When you are on a Grand Jury you hear a LOT of cases over a number of days/weeks. The last time I served an a GJ we heard, on average 4-5 cases per day for 2 weeks straight. Only once out of all of those cases did the GJ NOT recommend trial – the process is skewed for that to be the case. As a GJ member your job is not to weigh guilt or innocence or debate and analyze a lot of facts. You are given limited evidence from the prosecutor/witnesses and what amounts to rebuttal from the defense. The GJ simply decides, based on these presentations, if there is enough evidence to take the case to trial.
Another reader:
Surely you know that a 23 page report in no way encompasses all of the evidence or even a sufficient summary of the evidence presented to the Grand Jury. I know you are not a lawyer, but the Grand Jury Presentment is a summary of the strongest pieces of evidence justifying criminal charges. Without reading the full grand jury testimony of McQueary, we don’t know what he testified to in those proceedings. Likewise, we don’t know anything about Paterno’s testimony. Of course we can make inferences from the information in the Presentment, but moving from inference to condemnation based on a double spaced 23 page document is a bridge too far.
I already conceded that. Yet another:
We have NOT read Mr. McQueary’s testimony itself. Moreover, in a Grand Jury a witness is asked questions by the Prosecutor and is not free to ramble on and tell his story. There is no re-direct from or by another attorney to get at the second side of the story. Thus the Grand Jury findings do NOT purport to be a detailed timeline of what occurred in the specific instance. The only fact relevant to the grand jury investigation of Mr. Sandusky is that Mr. McQueary saw Mr. Sandusky having sex with a child. The details of Mr. McQueary’s response would not be relevant once the basic fact of rape was established and there would be no need for the prosecutor to question Mr. McQueary at length about what happened afterward.
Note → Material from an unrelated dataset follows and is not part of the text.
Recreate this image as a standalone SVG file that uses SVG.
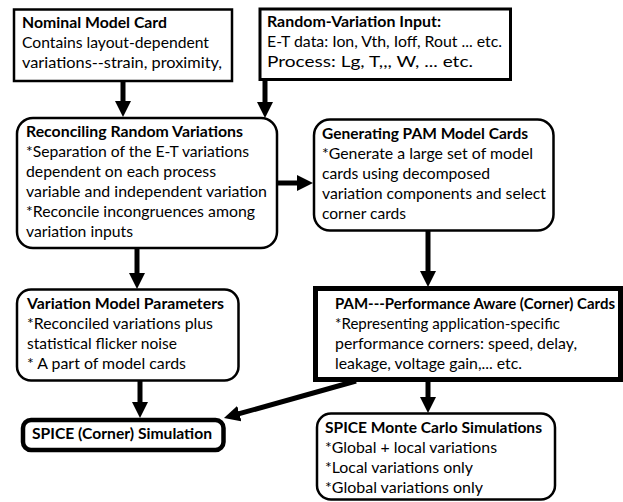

Given the incomplete nature of the Grand Jury Report, I do think a little bit of circumspection regarding what Mr. McQueary did or did not do is called for, particularly by somebody like you who has a platform.
Another:
It must be remembered that this is a grand jury presentment. This isn't the jury that decides guilt or innocence. This is the jury that provides two things, and two things only: 1) has there been a crime committed and 2) is there reasonable suspicion to believe that the defendant (Sandusky) committed that crime. That's all. As much as the gruesome details appear to be more than enough information to determine Sandusky's guilt, the presentation is only scratching the surface. It's entirely possible that detailed information of what McQueary did and didn't do was not included because the grand jury believed it unnecessary for the limited purpose of the indictment. It's also possible that the prosecutor decided not to have that information included in the indictment so that they wouldn't tip off Sandusky and his lawyer to what McQueary said. If McQueary did more than what was inferred in the presentment, then the prosecutors have done McQueary a great disservice and that information should be made public.
A final reader:
There is no judge present, there is no attorney for the accused, all you have is the prosecutor putting forth their evidence to try and convince 16-23 people that there is probable cause and that they should indict. There is no defense and the proceedings are secret. I despise this man, I've made my own judgments, but I also think that it's important that he get his day in court. I would not want to live in a country where my criminality is judged solely on the findings of a grand jury investigation. So you can make a judgment, sure, but be more measured in the weight you give to this report.